OK, so I know April has been over for quite some time, but it has been since then that I have been grappling with all kinds of really ugly shit. April is the month when we found out that Boe might be showing signs of a struggle, April is the month that we did everything we could to ensure his survival, April is the month when my 3 precious boys were born, and April is the month I buried one of my sons.
Needless to say, since 2010 April has been a very bittersweet and emotionally tricky month in our home. It seems that since 2010, there has been a shit storm circling our family every April. Sometimes it smells much worse than others, but we are always well aware of its stinky, unwelcome presence in our lives.
Fast forward to 2013. We celebrated my boys' 3rd birthday with a wonderful party. We had a "Stache bash" with all kinds of mustaches and little "man" inspired things; that's what they are, my little men. Friends whom I have not physically seen in quite some time were able to come, and it was a beautiful day. It was the last time I saw my best friend, it was the last time I hugged her, it was the last time I heard her speak in person.
7 days later she was dead. 7 days later my "person", the one who, except for my husband, knew me best was dead. It was sudden, unexpected and horrific. It was the kind of news no one wants to receive, and 3 and a half months later, I still cannot believe she is gone. I still expect a phone call, text or Facebook message chiding me for being so silly, so naïve to believe that she is dead. That message does not come.
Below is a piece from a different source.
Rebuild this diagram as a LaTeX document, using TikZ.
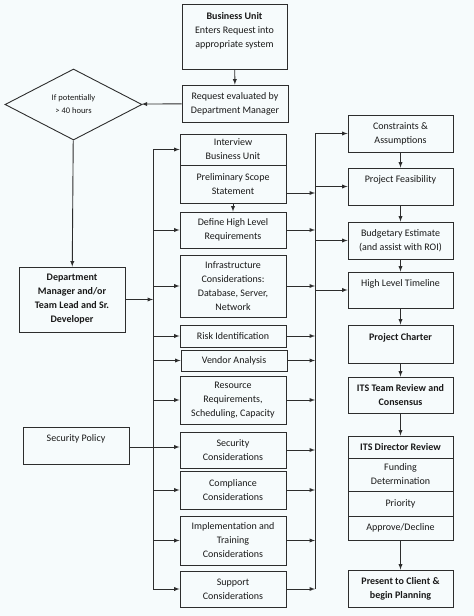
\documentclass[tikz,border=0pt]{standalone}
\usepackage{fontspec}
\setmainfont{Carlito}
\usetikzlibrary{arrows,calc,shapes.geometric}
\definecolor{bgc}{RGB}{246,251,252}
\definecolor{linec}{RGB}{45,45,45}
\tikzset{
  box/.style={draw=linec, line width=0.9pt, inner sep=0pt, align=center,
    font=\fontsize{10}{14}\selectfont, text=black!90},
  conn/.style={draw=linec, line width=0.9pt},
  arr/.style={conn, -latex},
}
\begin{document}
\begin{tikzpicture}[x=1pt,y=-1pt]

\fill[bgc] (0,0) rectangle (474,616);
\useasboundingbox (0,0) rectangle (474,616);

\node[box, minimum width=105, minimum height=65] (bu) at (234.5,36.5) {\textbf{Business Unit}\\Enters Request into\\appropriate system\\~};
\node[box, minimum width=106, minimum height=37] (req) at (235,103.5) {Request evaluated by\\Department Manager};
\node[box, diamond, aspect=1.93, minimum width=137, minimum height=71, font=\fontsize{8.5}{13}\selectfont] (dia) at (73.5,104.5) {If potentially\\> 40 hours};
\node[box, minimum width=106, minimum height=65] (dm) at (72,299.5) {\textbf{Department}\\\textbf{Manager and/or}\\\textbf{Team Lead and Sr.}\\\textbf{Developer}};
\node[box, minimum width=106, minimum height=37] (sp) at (76,445.5) {Security Policy\\~};

\node[box, minimum width=106, minimum height=31] (iv) at (233,149.5) {Interview\\Business Unit};
\node[box, minimum width=106, minimum height=38] (ps) at (233,184) {Preliminary Scope\\Statement};
\node[box, minimum width=106, minimum height=36] (def) at (233,230) {Define High Level\\Requirements};
\node[box, minimum width=106, minimum height=62] (inf) at (233,286) {Infrastructure\\Considerations:\\Database, Server,\\Network};
\node[box, minimum width=106, minimum height=22] (risk) at (233,336) {Risk Identification};
\node[box, minimum width=106, minimum height=21] (vend) at (234,360.5) {Vendor Analysis};
\node[box, minimum width=106, minimum height=48] (res) at (233,400) {Resource\\Requirements,\\Scheduling, Capacity};
\node[box, minimum width=106, minimum height=36] (sec) at (233,450) {Security\\Considerations};
\node[box, minimum width=106, minimum height=38] (comp) at (233,490) {Compliance\\Considerations};
\node[box, minimum width=106, minimum height=49] (impl) at (233,540.5) {Implementation and\\Training\\Considerations};
\node[box, minimum width=106, minimum height=36] (sup) at (233,589) {Support\\Considerations};

\node[box, minimum width=105, minimum height=37] (ca) at (400.5,133.5) {Constraints \&\\Assumptions};
\node[box, minimum width=105, minimum height=37] (pf) at (400.5,186.5) {Project Feasibility\\~};
\node[box, minimum width=105, minimum height=37] (be) at (400.5,240.5) {Budgetary Estimate\\(and assist with ROI)};
\node[box, minimum width=105, minimum height=36] (hl) at (400.5,290) {High Level Timeline\\~};
\node[box, minimum width=105, minimum height=38] (pc) at (400.5,344) {\textbf{Project Charter}\\~};
\node[box, minimum width=105, minimum height=36] (its) at (400.5,395) {\textbf{ITS Team Review and}\\\textbf{Consensus}};
\node[box, minimum width=105, minimum height=22] (dr) at (400.5,447) {\textbf{ITS Director Review}};
\node[box, minimum width=105, minimum height=33] (fd) at (400.5,474.5) {Funding\\Determination};
\node[box, minimum width=105, minimum height=25] (pr) at (400.5,503.5) {Priority};
\node[box, minimum width=105, minimum height=24] (ad) at (400.5,528) {Approve/Decline};
\node[box, minimum width=105, minimum height=37] (pcl) at (400.5,588.5) {\textbf{Present to Client \&}\\\textbf{begin Planning}};

\coordinate (lb) at (153,0);
\coordinate (rb) at (315,0);

\draw[arr] (bu) -- (req);
\draw[arr] (req) -- (dia);
\draw[arr] (dia) -- (dm);
\draw[arr] (ps) -- (def);
\draw[arr] (dm.east) -- (lb |- dm.east);
\draw[arr] ($(sp.east)+(0,1.5)$) -- (sec.west |- {$(sp.east)+(0,1.5)$});

\draw[conn] (lb |- iv.west) -- (lb |- sup.west);
\foreach \n in {iv,def,inf,risk,vend,res,comp,impl,sup}
  \draw[arr] (lb |- \n.west) -- (\n.west);

\draw[conn] (rb |- ca.west) -- (rb |- sup.east);
\foreach \n in {ca,pf,be,hl}
  \draw[arr] (rb |- \n.west) -- (\n.west);
\draw[arr] ($(ps.east)+(0,9)$) -- (rb |- {$(ps.east)+(0,9)$});
\foreach \n in {def,inf,risk,vend,res,sec,comp,impl,sup}
  \draw[arr] (\n.east) -- (rb |- \n.east);

\draw[arr] (ca) -- (pf);
\draw[arr] (pf) -- (be);
\draw[arr] (be) -- (hl);
\draw[arr] (hl) -- (pc);
\draw[arr] (pc) -- (its);
\draw[arr] (its) -- (dr);
\draw[arr] (ad) -- (pcl);
\end{tikzpicture}
\end{document}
She is dead, she is not coming back. As if April was not already a hard enough month to get through, now I have to add the anniversary of her death to the list of turds that fall on my house every April. Her death has left me lost. It has awakened in me feelings and emotions that I thought were long packed away. Her death has not made me stronger, and that breaks my heart, for she always said I was one of the strongest people she knew. She'll never know how much that meant to me, as she was one of the strongest people I knew, and I admired her so.
So, I apologize if this space has been quiet for so long, but, as you can see, I've been dealing with some ugly shit. I am not a better parent, wife or friend for any of it, and I think that is what bothers me the most. I'm not sure what it will take to get myself out of this colossal shit heap in which I find myself, but I shall sure as hell try. I'll try for her, I'll try for Boe, and I'll try for everyone else who loves me and needs me, for they sure as hell deserve better than what I can offer right now. I'll also try because I know that in order to be that girl she knew, that strong girl she made me out to be, I have to be and do better than what I am right now.
And somewhere, I hear her singing, "Freedom! Freedom! Freedom! You got to give what you take!" KGF, March 12, 1974 to April 27, 2013.